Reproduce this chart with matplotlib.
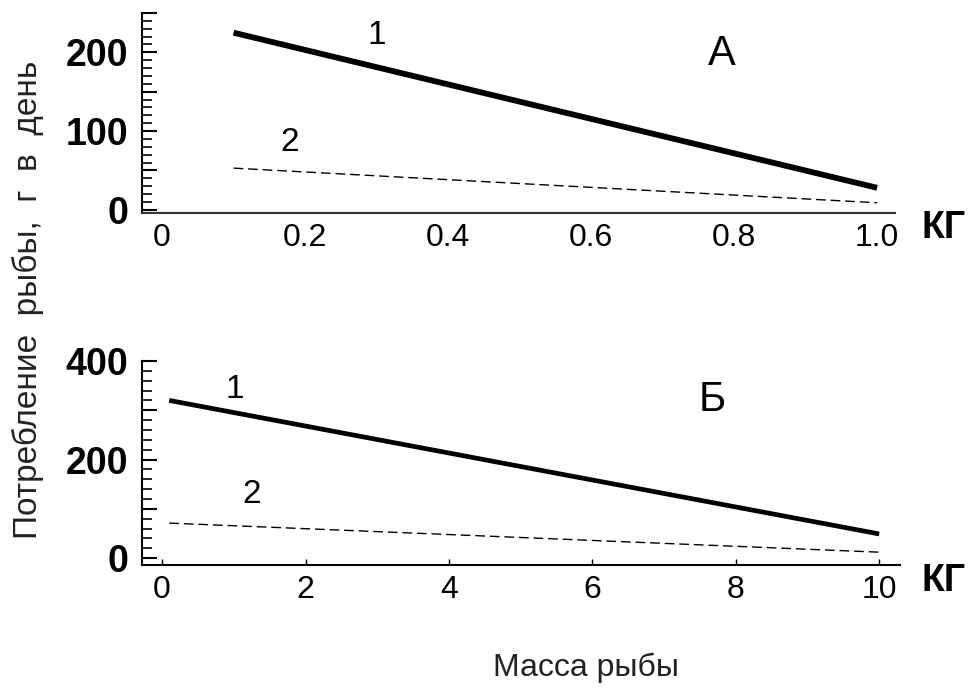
import matplotlib
matplotlib.use('Agg')
import matplotlib.pyplot as plt
from matplotlib.ticker import MultipleLocator

plt.rcParams['font.family'] = ['Liberation Sans', 'DejaVu Sans']

# panel A: fish mass 0.1 - 1 kg
mass_a = [0.1, 1.0]
line1_a = [225, 28]
line2_a = [53, 9]
xticks_a = [0, 0.2, 0.4, 0.6, 0.8, 1.0]
xlabels_a = ['0', '0.2', '0.4', '0.6', '0.8', '1.0']
yticks_a = [0, 50, 100, 150, 200, 250]
ylabels_a = ['0', '', '100', '', '200', '']

# panel B: fish mass 0.1 - 10 kg
mass_b = [0.1, 10.0]
line1_b = [320, 49]
line2_b = [71, 12]
xticks_b = [0, 2, 4, 6, 8, 10]
xlabels_b = ['0', '2', '4', '6', '8', '10']
yticks_b = [0, 100, 200, 300, 400]
ylabels_b = ['0', '', '200', '', '400']


def style_axes(ax, minor_step, xtick_len):
    for side in ['top', 'right']:
        ax.spines[side].set_visible(False)
    for side in ['left', 'bottom']:
        ax.spines[side].set_linewidth(1.5)
        ax.spines[side].set_color('black')
    ax.yaxis.set_minor_locator(MultipleLocator(minor_step))
    ax.tick_params(axis='y', which='major', direction='in', length=11, width=1.5, pad=10)
    ax.tick_params(axis='y', which='minor', direction='in', length=7, width=1.2)
    ax.tick_params(axis='x', which='major', direction='in', length=xtick_len, width=1, pad=7)
    for lab in ax.get_yticklabels():
        lab.set_fontsize(27)
        lab.set_fontweight('bold')
    for lab in ax.get_xticklabels():
        lab.set_fontsize(23)


fig = plt.figure(figsize=(9.72, 6.88), dpi=100)

ax1 = fig.add_axes([0.1461, 0.6904, 0.7747, 0.2907])
ax1.plot(mass_a, line1_a, color='black', lw=4.2, solid_capstyle='butt')
ax1.plot(mass_a, line2_a, color='black', lw=1, ls=(0, (7, 3.5)))
ax1.set_xlim(-0.028, 1.025)
ax1.set_ylim(-4, 250)
ax1.set_xticks(xticks_a)
ax1.set_xticklabels(xlabels_a)
ax1.set_yticks(yticks_a)
ax1.set_yticklabels(ylabels_a)
style_axes(ax1, 10, 0)
ax1.spines['bottom'].set_color('#333333')
ax1.text(0.30, 222, '1', fontsize=24, ha='center', va='center')
ax1.text(0.179, 85, '2', fontsize=24, ha='center', va='center')
ax1.text(0.783, 198, 'А', fontsize=30, ha='center', va='center')

ax2 = fig.add_axes([0.1461, 0.1788, 0.7798, 0.2965])
ax2.plot(mass_b, line1_b, color='black', lw=3.4, solid_capstyle='butt')
ax2.plot(mass_b, line2_b, color='black', lw=1, ls=(0, (7, 3.5)))
ax2.set_xlim(-0.28, 10.29)
ax2.set_ylim(-14, 400)
ax2.set_xticks(xticks_b)
ax2.set_xticklabels(xlabels_b)
ax2.set_yticks(yticks_b)
ax2.set_yticklabels(ylabels_b)
style_axes(ax2, 20, 4)
ax2.text(1.02, 343, '1', fontsize=24, ha='center', va='center')
ax2.text(1.25, 129, '2', fontsize=24, ha='center', va='center')
ax2.text(7.67, 320, 'Б', fontsize=30, ha='center', va='center')

fig.text(0.971, 0.669, 'КГ', fontsize=27, fontweight='bold', ha='center', va='center')
fig.text(0.971, 0.156, 'КГ', fontsize=27, fontweight='bold', ha='center', va='center')
fig.text(0.029, 0.564, 'Потребление  рыбы,  г  в  день', fontsize=24, rotation=90,
         ha='center', va='center', color='#222222')
fig.text(0.603, 0.03, 'Масса рыбы', fontsize=23, ha='center', va='center', color='#222222')

fig.savefig('out.png', dpi=100)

•••••

Task requirements — Leave out the pictures, then repeat the listing above exactly from its first line to the line with "plt.rcParams['font.family'] = ['Liberation", inclusive.

Exercise response —
Reproduce this chart with matplotlib.
import matplotlib
matplotlib.use('Agg')
import matplotlib.pyplot as plt
from matplotlib.ticker import MultipleLocator

plt.rcParams['font.family'] = ['Liberation Sans', 'DejaVu Sans']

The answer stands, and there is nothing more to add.